Is AI being overhyped for this kind of personal productivity, or are we failing to integrate it effectively? The answer lies not in AI itself but in how it’s implemented, understood, and utilised. Misaligned expectations, skill gaps, and inadequate design can undermine AI’s transformative potential. Yet, despite these challenges, AI’s capacity to reshape productivity remains unparalleled if we learn to harness it effectively.
The new OECD report “Miracle or Myth?” compares AI to electricity and the internet as a technology that could revive stagnating productivity. For businesses like Revolut, this means efficiency gains of up to 200% in certain teams. But rather than cutting staff, they’re reinvesting these gains to scale faster and grow.
Yet there’s a clear mismatch between AI’s capabilities and workers’ readiness. Resume Genius found that while most believe AI could make them more productive, over half feel unprepared to use it well. This gap between optimism and preparedness holds back AI’s potential.
Startups show a different picture. The Scaling Through Chaos report shows they’re using AI not to replace jobs but reimagine them. Founders expect headcounts to grow, especially in engineering and product teams. AI creates demand for roles focused on building and improving AI systems.
Some roles, particularly in marketing and customer support, may shrink as automation improves. However, Revolut’s Chief Marketing Officer describes how AI lets smaller teams achieve what once needed large groups.
This points to a key truth: AI isn’t replacing humans but changing how we work. By handling routine tasks, it lets us focus on innovation and complex problems.
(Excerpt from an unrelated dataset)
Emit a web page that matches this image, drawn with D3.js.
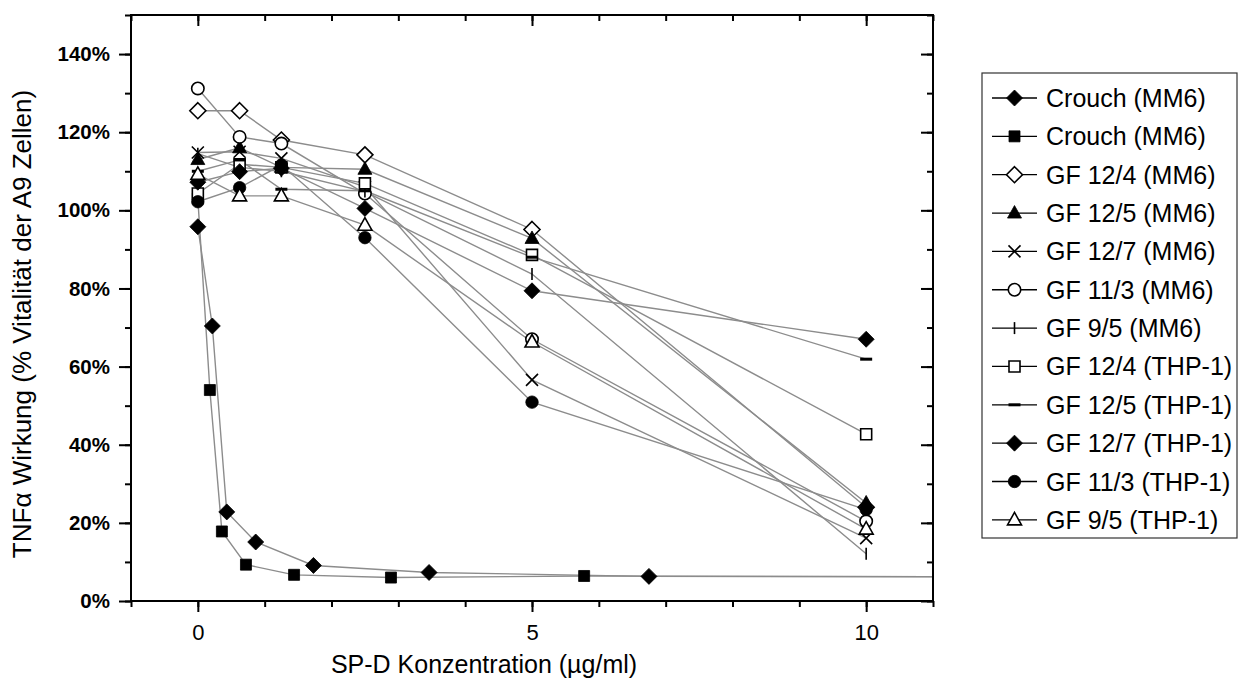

But this needs deliberate action. As Job van der Voort of Remote notes, teams must experiment and learn by doing, to overcome the adoption hurdles.
Takeaways: Organisations need to focus on training and integration alongside AI adoption. The winners will be those who use AI to amplify human capabilities and give their teams the necessary support and space to transition. Start small, learn fast, and keep humans at the centre of your strategy.